Hermine Karapetian

L’expert militaire Karen Hovhannisyan n’est pas surpris par les déclarations de l’Azerbaïdjan selon lesquelles des restrictions devraient être imposées aux armements de l’Arménie. Il rappelle que le président azerbaïdjanais Ilham Aliyev l’avait annoncé en 2020, lors du défilé militaire organisé à Bakou.

“L’Azerbaïdjan s’efforce de rendre l’armée arménienne plus contrôlable, mais comme le monde ne l’accepte pas et ne le perçoit pas ainsi, il essaie maintenant de faire en sorte que le monde contrôle l’armée arménienne. Le but est d’arrêter à tout prix le développement de l’Arménie. Si l’armée arménienne se développe et que l’équilibre militaire est rétabli, la possibilité d’obtenir le “corridor de Zanguezur” disparaîtra complètement”, a déclaré Hovhannisyan lors d’une conversation avec “Haykakan Zhamanak”.

D’un autre côté, selon lui, il existe une circonstance très importante qui inquiète l’Azerbaïdjan. “La question n’est pas de savoir quelle quantité d’armes et de munitions la République d’Arménie a acquise, mais le fait que certains États du monde, y compris ceux dotés d’industries militaires, ont accepté de coopérer avec l’Arménie et de lui vendre des armes. Ici, la Russie craint de perdre à terme l’Arménie en tant que marché, et l’Azerbaïdjan craint que le monde perçoive l’Arménie comme un État souverain, épris de paix et adhérant aux normes internationales. Ils se trouvent dans une situation vraiment dangereuse et il est possible que, peu à peu, leur loyauté envers nous se transforme en déloyauté envers l’Azerbaïdjan.

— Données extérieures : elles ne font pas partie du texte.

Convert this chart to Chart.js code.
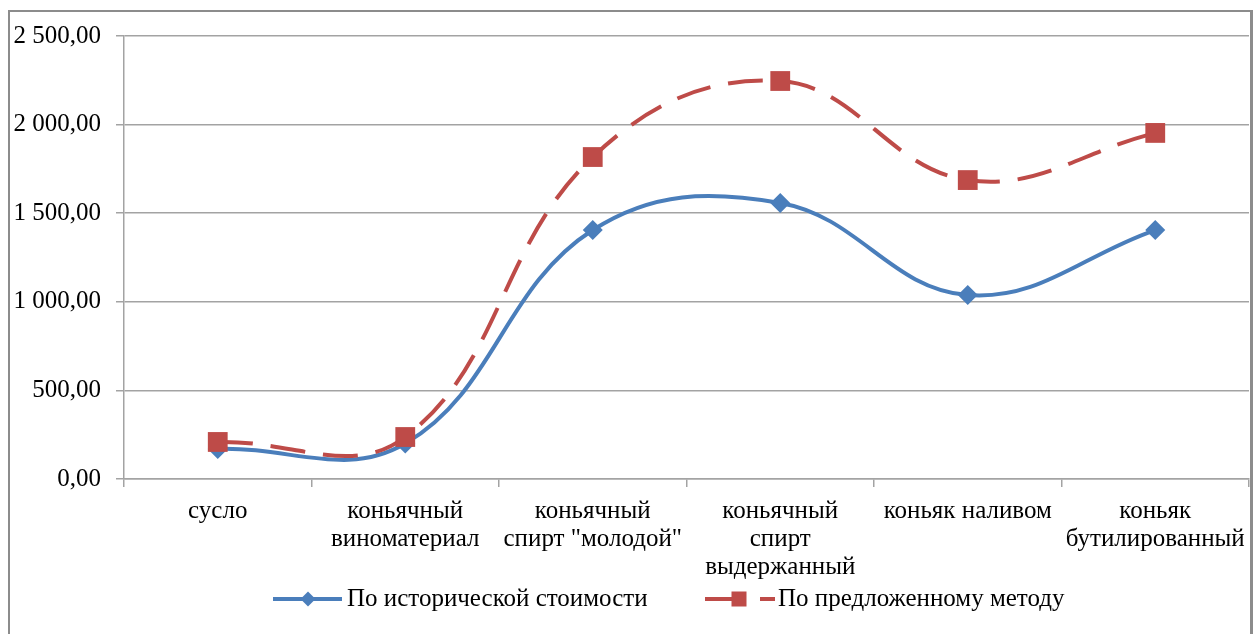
<!DOCTYPE html>
<html>
<head>
<meta charset="utf-8">
<script src="https://cdn.jsdelivr.net/npm/chart.js@4.4.0/dist/chart.umd.min.js"></script>
<style>
  html, body { margin: 0; padding: 0; background: #fff; overflow: hidden; }
  #wrap { position: absolute; left: 0; top: 0; width: 1253px; height: 634px; overflow: hidden; }
  #c { display: block; }
</style>
</head>
<body>
<div id="wrap"><canvas id="c" width="1263" height="634"></canvas></div>
<script>
// Production stages (x axis)
const categories = [
  ['сусло'],
  ['коньячный', 'виноматериал'],
  ['коньячный', 'спирт "молодой"'],
  ['коньячный', 'спирт', 'выдержанный'],
  ['коньяк наливом'],
  ['коньяк', 'бутилированный']
];
// Series values
const historicalCost = [170, 200, 1405, 1558, 1038, 1405];
const proposedMethod = [209, 237, 1817, 2246, 1687, 1953];
const seriesNames = ['По исторической стоимости', 'По предложенному методу'];
// Value axis ticks
const yTicks = [0, 500, 1000, 1500, 2000, 2500];

const FONT = '"Liberation Serif", "Times New Roman", serif';
const FONT_SIZE = 25;
const BLUE = '#4a7ebb';
const RED = '#be4b48';
const GRID = '#a3a3a3';

function fmt(v) {
  const s = Number(v).toFixed(2).split('.');
  return s[0].replace(/\B(?=(\d{3})+(?!\d))/g, ' ') + ',' + s[1];
}

// Outer frame around the chart
const framePlugin = {
  id: 'frame',
  beforeDraw(chart) {
    const ctx = chart.ctx;
    ctx.save();
    ctx.fillStyle = '#fff';
    ctx.fillRect(0, 0, chart.width, chart.height);
    ctx.strokeStyle = '#8c8c8c';
    ctx.lineWidth = 2;
    ctx.beginPath();
    ctx.moveTo(9, 634); ctx.lineTo(9, 11); ctx.lineTo(1251, 11);
    ctx.stroke();
    ctx.lineWidth = 3;
    ctx.beginPath();
    ctx.moveTo(1251.5, 10); ctx.lineTo(1251.5, 634);
    ctx.stroke();
    ctx.restore();
  }
};

// Legend with line samples and markers
const legendPlugin = {
  id: 'lineLegend',
  afterDraw(chart) {
    const ctx = chart.ctx;
    const y = 599;
    ctx.save();
    ctx.font = FONT_SIZE + 'px ' + FONT;
    ctx.textBaseline = 'middle';
    ctx.lineCap = 'butt';
    ctx.lineWidth = 4;

    // historical cost
    ctx.strokeStyle = BLUE;
    ctx.beginPath(); ctx.moveTo(273, y); ctx.lineTo(342, y); ctx.stroke();
    ctx.fillStyle = BLUE;
    ctx.beginPath();
    ctx.moveTo(308 - 7.5, y); ctx.lineTo(308, y - 7.5); ctx.lineTo(308 + 7.5, y); ctx.lineTo(308, y + 7.5);
    ctx.closePath(); ctx.fill();
    ctx.fillStyle = '#000';
    ctx.fillText(seriesNames[0], 347, y);

    // proposed method
    ctx.strokeStyle = RED;
    ctx.beginPath(); ctx.moveTo(705, y); ctx.lineTo(746, y); ctx.stroke();
    ctx.beginPath(); ctx.moveTo(760, y); ctx.lineTo(775, y); ctx.stroke();
    ctx.fillStyle = RED;
    ctx.fillRect(739 - 7.5, y - 7.5, 15, 15);
    ctx.fillStyle = '#000';
    ctx.fillText(seriesNames[1], 778, y);
    ctx.restore();
  }
};

new Chart(document.getElementById('c'), {
  type: 'line',
  data: {
    labels: categories,
    datasets: [
      {
        label: seriesNames[0],
        data: historicalCost,
        borderColor: BLUE,
        backgroundColor: BLUE,
        borderWidth: 4,
        tension: 0.4,
        pointStyle: 'rectRot',
        pointRadius: 10,
        pointBorderWidth: 0,
        pointBackgroundColor: BLUE,
        order: 1
      },
      {
        label: seriesNames[1],
        data: proposedMethod,
        borderColor: RED,
        backgroundColor: RED,
        borderWidth: 4,
        borderDash: [35, 18],
        tension: 0.4,
        pointStyle: 'rect',
        pointRadius: 14,
        pointBorderWidth: 0,
        pointBackgroundColor: RED,
        order: 0
      }
    ]
  },
  options: {
    responsive: false,
    devicePixelRatio: 1,
    animation: false,
    layout: { padding: { left: 0, right: 4, top: 36, bottom: 0 } },
    plugins: {
      legend: { display: false },
      tooltip: { enabled: false }
    },
    scales: {
      x: {
        type: 'category',
        offset: true,
        grid: {
          offset: true,
          drawOnChartArea: false,
          drawTicks: true,
          tickLength: 8,
          color: GRID,
          lineWidth: 1.5
        },
        border: { color: GRID, width: 1.5 },
        ticks: {
          color: '#000',
          font: { family: FONT, size: FONT_SIZE, lineHeight: 1.12 },
          padding: 10,
          maxRotation: 0,
          autoSkip: false
        },
        afterFit(scale) { scale.height = 155; }
      },
      y: {
        min: 0,
        max: 2500,
        afterBuildTicks(scale) { scale.ticks = yTicks.map(v => ({ value: v })); },
        grid: {
          color: GRID,
          lineWidth: 1.5,
          tickLength: 8,
          drawTicks: true
        },
        border: { color: GRID, width: 1.5 },
        ticks: {
          color: '#000',
          font: { family: FONT, size: FONT_SIZE },
          padding: 15,
          callback: v => fmt(v)
        },
        afterFit(scale) { scale.width = 124; }
      }
    }
  },
  plugins: [framePlugin, legendPlugin]
});
</script>
</body>
</html>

Dans le même temps, l’interlocuteur note que l’Azerbaïdjan craint surtout les actions de l’Iran. Selon lui, les déclarations récurrentes venant d’Iran sont des “tirs de semonce” dont Bakou connaît bien le prix. “Le conflit en coulisses entre l’Iran et la Fédération de Russie apparaît également ici, car aujourd’hui l’ambassadeur de Russie à Téhéran a été convoqué pour des consultations, et il a été clairement indiqué en langage diplomatique que ce qu’ils ont initié dans le Caucase du Sud n’était pas dans l’intérêt de l’Iran. En Iran, ils comprennent très bien que la coopération entre l’Azerbaïdjan et la Fédération de Russie pourrait être contraire aux intérêts de l’Iran. L’Iran mène des tirs préventifs. Ici, ce n’est pas l’Occident, mais l’Iran qui peut intervenir, et l’ingérence de l’Iran est bien plus dangereuse pour l’Azerbaïdjan, car c’est l’un des pays qui n’accepte aucun compromis sous forme de pots-de-vin », dit-il.

Hovhannisyan est convaincu que si l’Azerbaïdjan décide de prendre le “corridor de Zanguezur” par la force, l’Iran se donnerait alors une légitimité pour attaquer l’Azerbaïdjan. “Dans ce cas, cela fournirait un prétexte pour l’intervention des forces israéliennes. Je peux affirmer avec certitude que les territoires occupés par l’Azerbaïdjan en 2020, c’est-à-dire les territoires de l’Artsakh, pourraient être attaqués par l’Iran, ce qui serait fatal pour l’Azerbaïdjan.”

Dans le même temps, l’expert militaire estime que l’Arménie et l’Azerbaïdjan sont de petits acteurs, pour ainsi dire, les “acteurs” sont les superpuissances : la Turquie, la Russie et l’Iran.

“Le problème est mondial. Les trois empires traditionnels de la région tentent de faire progresser leurs sphères d’influence. La Turquie y est parvenue en partie en 2020 et a établi un contrôle total sur l’Azerbaïdjan, mais après 2022, l’Azerbaïdjan tente de se détacher de la Turquie et la Russie attend avec impatience que cela soit absorbé par l’Azerbaïdjan. D’un autre côté, l’Iran affirme avec beaucoup de confiance que l’Arménie et ses frontières constituent pour lui une ligne rouge, c’est-à-dire que, même si nous ne sommes pas sous l’influence de l’Iran, celui-ci considère cette zone comme faisant partie de sa sphère d’influence, et qu’il ne devrait pas y avoir de changement de frontières ici. C’est une “bataille” intéressante qui dure depuis presque 2 ans maintenant”, note-t-il.

Hovhannisyan souligne que dans cette situation, la partie arménienne doit clarifier ses relations avec les États et les responsabilités de ses partenaires. “Par exemple, en cas d’attaque de l’Azerbaïdjan, quel rôle jouera chacun, quelle position adopteront-ils ? Ici, nous devons travailler diplomatiquement et ajuster à l’avance notre équilibre militaire.”